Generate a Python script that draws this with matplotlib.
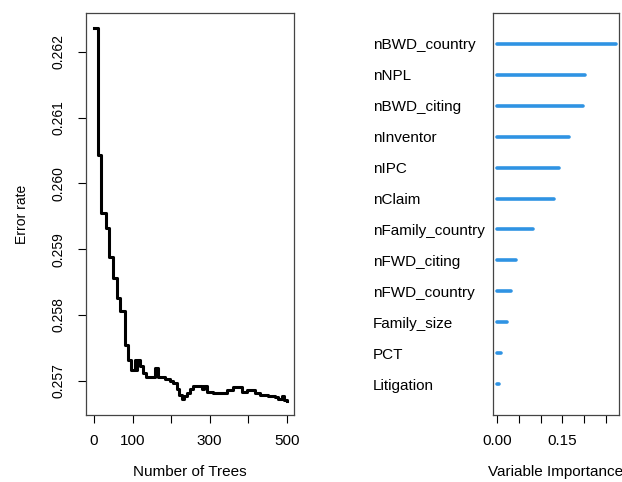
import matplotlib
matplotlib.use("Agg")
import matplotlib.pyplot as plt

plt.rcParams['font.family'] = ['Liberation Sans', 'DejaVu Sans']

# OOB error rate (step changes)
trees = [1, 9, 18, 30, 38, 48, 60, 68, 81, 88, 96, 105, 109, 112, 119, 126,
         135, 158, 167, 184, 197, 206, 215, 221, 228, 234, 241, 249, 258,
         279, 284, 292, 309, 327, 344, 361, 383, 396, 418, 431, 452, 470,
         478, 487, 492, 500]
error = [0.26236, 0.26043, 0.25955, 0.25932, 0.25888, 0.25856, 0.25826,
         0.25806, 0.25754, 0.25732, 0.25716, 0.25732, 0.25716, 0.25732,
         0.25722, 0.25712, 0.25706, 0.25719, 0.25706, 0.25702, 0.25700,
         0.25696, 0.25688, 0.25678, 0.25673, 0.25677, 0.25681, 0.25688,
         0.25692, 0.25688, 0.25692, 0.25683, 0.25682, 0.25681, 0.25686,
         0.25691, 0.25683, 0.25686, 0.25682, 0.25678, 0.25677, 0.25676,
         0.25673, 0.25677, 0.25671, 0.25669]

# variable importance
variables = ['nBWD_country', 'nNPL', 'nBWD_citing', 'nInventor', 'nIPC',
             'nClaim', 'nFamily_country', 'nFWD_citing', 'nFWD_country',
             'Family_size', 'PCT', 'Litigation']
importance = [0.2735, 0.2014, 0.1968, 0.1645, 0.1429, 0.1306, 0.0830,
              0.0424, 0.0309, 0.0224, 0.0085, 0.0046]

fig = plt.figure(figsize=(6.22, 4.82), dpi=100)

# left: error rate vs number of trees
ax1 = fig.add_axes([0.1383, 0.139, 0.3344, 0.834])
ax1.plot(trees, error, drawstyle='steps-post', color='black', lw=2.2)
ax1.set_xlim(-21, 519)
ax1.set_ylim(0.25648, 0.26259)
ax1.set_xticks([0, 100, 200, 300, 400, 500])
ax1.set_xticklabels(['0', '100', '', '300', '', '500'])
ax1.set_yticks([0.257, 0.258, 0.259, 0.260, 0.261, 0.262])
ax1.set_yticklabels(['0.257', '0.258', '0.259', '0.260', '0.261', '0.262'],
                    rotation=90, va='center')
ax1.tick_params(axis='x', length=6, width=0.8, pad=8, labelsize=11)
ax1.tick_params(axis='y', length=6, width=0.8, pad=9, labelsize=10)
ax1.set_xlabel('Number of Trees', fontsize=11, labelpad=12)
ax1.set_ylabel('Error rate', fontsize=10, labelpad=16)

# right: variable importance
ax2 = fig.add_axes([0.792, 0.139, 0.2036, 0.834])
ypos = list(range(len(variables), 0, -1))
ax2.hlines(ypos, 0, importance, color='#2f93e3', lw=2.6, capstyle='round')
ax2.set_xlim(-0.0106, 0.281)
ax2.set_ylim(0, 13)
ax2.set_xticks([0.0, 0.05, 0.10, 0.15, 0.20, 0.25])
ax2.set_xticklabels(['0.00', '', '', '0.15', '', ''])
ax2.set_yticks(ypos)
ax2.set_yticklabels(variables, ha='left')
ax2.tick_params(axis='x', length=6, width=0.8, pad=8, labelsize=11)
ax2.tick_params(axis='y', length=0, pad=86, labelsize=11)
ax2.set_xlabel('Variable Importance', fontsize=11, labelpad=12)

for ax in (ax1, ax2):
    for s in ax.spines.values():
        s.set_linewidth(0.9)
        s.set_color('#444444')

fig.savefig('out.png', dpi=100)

----------

## Given request
Gather each line that holds "matplotlib".

## Full output
Generate a Python script that draws this with matplotlib.
import matplotlib
matplotlib.use("Agg")
import matplotlib.pyplot as plt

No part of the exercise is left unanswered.